How can I find the best treatment for boxcar acne scars?
I am looking for the best treatment for boxcar scars. What is the best way to sift through the sales fluff and really get the best treatment? I do not have much money to spare so I want to make sure the first option I pick is the best.
Boxcar scars are caused by acne scarring. Their uneven, pitted appearance can respond well to dermal fillers such as Restylane or Juvederm Ultra Plus, which are injected into the skin to elevate the scar, evening out the depression with the surrounding skin.
Many patients are overjoyed to find that dermal fillers offer instant results. However, results depend on the experience of your injector: It is vital to use a provider skilled in injecting for scarring. In addition, results are temporary, lasting between six months and one year, so regular maintenance injections are needed.
Another more permanent option you may wish to consider is laser resurfacing. Non-ablative, fractionated lasers stimulate collagen production and improve skin tone and texture. They can produce excellent results in certain candidates, but may not be suitable for all skin types. I would suggest you consult with a dermatologist or plastic surgeon who specializes in acne treatment to determine the most suitable option for your budget and aesthetic goals.
I recognize it can be a difficult decision to make, but depending on your financial situation I suggest that you ideally choose your provider based on their experience, rather than price. Look for board-certified dermatologists or plastic surgeons in your area who specialize in acne scar repair. After consulting with them you’ll learn which treatment makes the most sense for you and then you can talk price.

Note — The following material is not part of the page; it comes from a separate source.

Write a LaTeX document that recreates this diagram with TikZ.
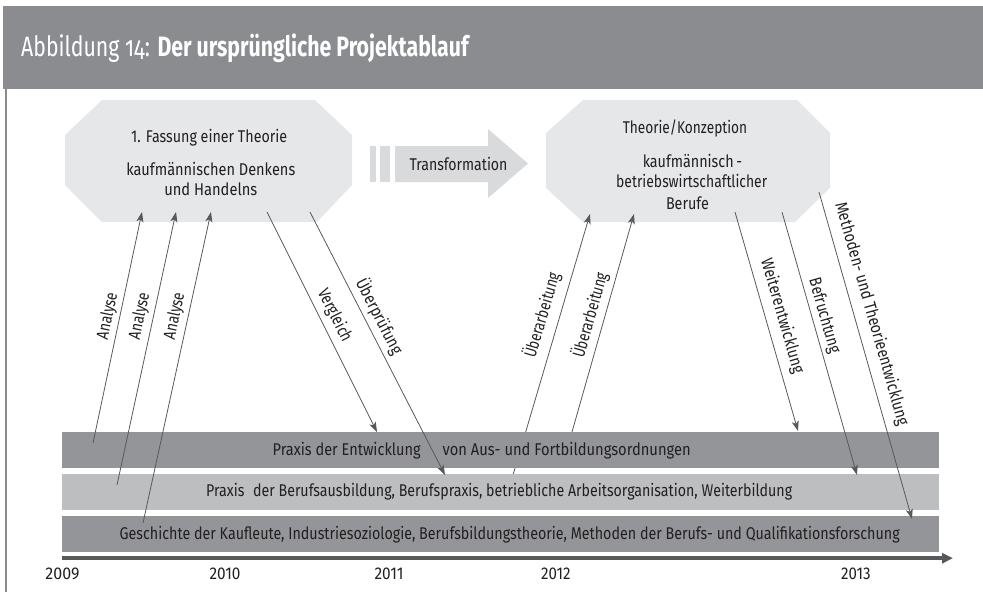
\documentclass[tikz,border=0pt]{standalone}
\usepackage{fontspec}
\usepackage{graphicx}
\setmainfont{Fira Sans}[FakeStretch=0.85]
\usetikzlibrary{arrows.meta}
\newcommand\fitw[2]{\resizebox{#1pt}{\height}{#2}}
\definecolor{hdr}{HTML}{8B8C90}
\definecolor{octc}{HTML}{E6E7E8}
\definecolor{trc}{HTML}{D9DADB}
\definecolor{banddark}{HTML}{939598}
\definecolor{bandlight}{HTML}{BCBEC0}
\definecolor{lineg}{HTML}{58595B}
\definecolor{txtc}{HTML}{231F20}
\tikzset{
  txt/.style={inner sep=0pt, text=txtc, font=\fontsize{17}{20}\selectfont, anchor=base},
  lab/.style={inner sep=0pt, text=txtc, font=\fontsize{17}{20}\selectfont},
  con/.style={draw=lineg, line width=0.8pt, -{Stealth[length=10pt,width=7pt,inset=2.5pt]}},
}
\begin{document}
\begin{tikzpicture}[x=1pt,y=1pt]
\useasboundingbox (0,0) rectangle (983,-592);
% header
\fill[hdr] (3.3,-5.7) rectangle (983,-89);
\draw[hdr, line width=1.8pt] (6,-89) -- (6,-592);
\node[anchor=base west, inner sep=0pt, text=white, font=\fontsize{28}{32}\selectfont] (title) at (21,-56)
  {\fitw{449}{\addfontfeatures{Numbers=OldStyle}Abbildung 14: \textbf{Der ursprüngliche Projektablauf}}};
% octagon 1
\fill[octc] (102,-100) -- (315,-100) -- (352,-135) -- (352,-185) -- (317,-222) -- (102,-222) -- (65,-185) -- (65,-135) -- cycle;
\node[txt] (o1a) at (209.2,-142) {\fitw{156}{1. Fassung einer Theorie}};
\node[txt] (o1b) at (210.8,-175) {\fitw{169}{kaufmännischen Denkens}};
\node[txt] (o1c) at (210.8,-195) {\fitw{93}{und Handelns}};
% octagon 2
\fill[octc] (583,-100) -- (797,-100) -- (830,-133) -- (830,-188) -- (795,-222) -- (583,-222) -- (546,-188) -- (546,-133) -- cycle;
\node[txt] (o2a) at (685,-133) {\fitw{124.5}{Theorie/Konzeption}};
\node[txt] (o2b) at (692.5,-167) {\fitw{99.5}{kaufmännisch\,-}};
\node[txt] (o2c) at (691.7,-187) {\fitw{151}{betriebswirtschaftlicher}};
\node[txt] (o2d) at (687.5,-209) {\fitw{43}{Berufe}};
% transformation arrow
\fill[trc] (370,-146) rectangle (376,-182);
\fill[trc] (379.5,-146) rectangle (390,-182);
\fill[trc] (395,-146) -- (488,-146) -- (488,-129) -- (528,-163.5) -- (488,-198) -- (488,-182) -- (395,-182) -- cycle;
\node[txt] (tr) at (458.5,-170) {\fitw{98}{Transformation}};
% coordinates
\coordinate (a1s) at (93,-443);  \coordinate (a1e) at (142,-212);
\coordinate (a2s) at (117,-485); \coordinate (a2e) at (176,-212);
\coordinate (a3s) at (143,-523); \coordinate (a3e) at (211,-212);
\coordinate (vs) at (267,-212);  \coordinate (ve) at (377,-432);
\coordinate (us) at (310,-212);  \coordinate (ue) at (445,-475);
\coordinate (b1s) at (513,-475); \coordinate (b1e) at (590,-214);
\coordinate (b2s) at (572,-432); \coordinate (b2e) at (634,-214);
\coordinate (ws) at (735,-212);  \coordinate (we) at (798,-431);
\coordinate (bs) at (782,-212);  \coordinate (be) at (857,-475);
\coordinate (ms) at (819,-192);  \coordinate (me) at (912,-519);
\coordinate (tl0) at (62,-558.2); \coordinate (tl1) at (953,-558.2);
% line that runs behind the first band
\draw[con] (b1s) -- (b1e);
% bands
\fill[banddark] (62,-432) rectangle (939,-468);
\fill[bandlight] (62,-474) rectangle (939,-510);
\fill[banddark] (62,-516) rectangle (939,-552);
\node[txt] (band1a) at (346.7,-455) {\fitw{148}{Praxis der Entwicklung}};
\node[txt] (band1b) at (566.7,-455) {\fitw{248}{von Aus- und Fortbildungsordnungen}};
\node[txt] (band2) at (499.2,-496) {\fitw{586}{Praxis\hspace{5pt} der Berufsausbildung, Berufspraxis, betriebliche Arbeitsorganisation, Weiterbildung}};
\node[txt] (band3) at (509.7,-539) {\fitw{780}{Geschichte der Kaufleute, Industriesoziologie, Berufsbildungstheorie, Methoden der Berufs- und Qualifikationsforschung}};
% timeline
\draw[lineg, line width=4.5pt, -{Triangle[length=11pt,width=10pt]}] (tl0) -- (tl1);
\node[txt] (y09) at (62.5,-579.5) {\fitw{34}{2009}};
\node[txt] (y10) at (225,-579.5) {\fitw{31}{2010}};
\node[txt] (y11) at (389,-579.5) {\fitw{29}{2011}};
\node[txt] (y12) at (555.8,-579.5) {\fitw{29.5}{2012}};
\node[txt] (y13) at (855.8,-579.5) {\fitw{29.5}{2013}};
% connectors
\draw[con] (a1s) -- (a1e);
\draw[con] (a2s) -- (a2e);
\draw[con] (a3s) -- (a3e);
\draw[con] (vs) -- (ve);
\draw[con] (us) -- (ue);
\draw[con] (b2s) -- (b2e);
\draw[con] (ws) -- (we);
\draw[con] (bs) -- (be);
\draw[con] (ms) -- (me);
% labels
\node[lab, rotate=78] (la1) at (108,-316) {\fitw{47.5}{Analyse}};
\node[lab, rotate=78] (la2) at (140,-316) {\fitw{47.5}{Analyse}};
\node[lab, rotate=78] (la3) at (175,-316) {\fitw{47.5}{Analyse}};
\node[lab, rotate=-63.4] (lv) at (334.5,-315.5) {\fitw{57}{Vergleich}};
\node[lab, rotate=-62.8] (lu) at (379.5,-316.5) {\fitw{83}{Überprüfung}};
\node[lab, rotate=73.6] (lb1) at (542,-315) {\fitw{87.5}{Überarbeitung}};
\node[lab, rotate=74.1] (lb2) at (590,-315) {\fitw{87.5}{Überarbeitung}};
\node[lab, rotate=-73.9] (lw) at (782,-316) {\fitw{118.5}{Weiterentwicklung}};
\node[lab, rotate=-74.1] (lbf) at (824,-316) {\fitw{77.5}{Befruchtung}};
\node[lab, rotate=-74.1] (lm) at (871.5,-314) {\fitw{231}{Methoden- und Theorieentwicklung}};
\end{tikzpicture}
\end{document}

It sounds like you already know that you have boxcar scars which, for those who don’t know, are typically round or oval depressions with sharp edges. Like ice pick scars, they can give the skin a pitted appearance. The typical treatments offered are dermal fillers or laser resurfacing/laser treatment. Some practitioners will recommend chemical peels or microdermabrasion as both possibilities are less costly and don't require as much downtime. However, they're better for treating discolored scars rather than depressed scars. Punch excisions are riskier, and you could just be trading one scar for another.
If you have a few scars, your doctor may recommend one course of action. If you have a face filled with depressed scars from acne, they'll likely recommend resurfacing the face through lasers or radio frequency technology.
Acne scar treatments are best left to the professionals. In other words, don’t invest in wonderdrug topical skin care potions you see on the Internet or any of those do-it-yourself chemical peels, even more so for use where you have sensitive skin.
After your treatment, and you may require a couple more trips back to the provider in order to produce the best results.
Make sure you avoid sun exposure and closely follow the post-treatment instructions provided to you in order to avoid inflammation.
Dr. Lawrence Broder has 1 Acne treatment before & after:
Fortunately, acne scars are treatable, whether they are rolling scars, boxcar scars, or ice pick scars. If you've already done some research and are confident that they are boxcar acne scars, you may already recognize that there are several options for treatment.
Consulting with a board-certified dermatologist will result in the determination of which treatment is best for you and confirm whether your scars are typical boxcar acne scars.
Like rolling scars, boxcar scars are typically shallow but with sharp, instead of round, edges. We’ve had the best results treating these scars using skin resurfacing methods. There are several options for skin resurfacing, such as laser treatment or dermal fillers. Others like chemical peels and microdermabrasion show mixed results. Skin needling and punch excisions are sometimes used, but we steer clear of them at our office in most cases, as they can lead to scarring of a different sort post-procedure. Treatment options vary by individual, severity, skin texture, and scar type.
Each person is different, as is each person's skin cells. The extent of the scarring, deep acne scars/depressed acne scars versus more topical/shallow scarring and the age of the scar, call for different forms of treatment. The good news is that there are now ways to treat the big three of acne scars -- ice pick, rolling, and boxcar.
It's difficult to determine the extent of your scarring without seeing for myself. My best advice is to do your homework and find a good, board-certified dermatologist in your area, ideally someone who specializes in treating acne-related scarring. From there you can determine the best way to approach your situation.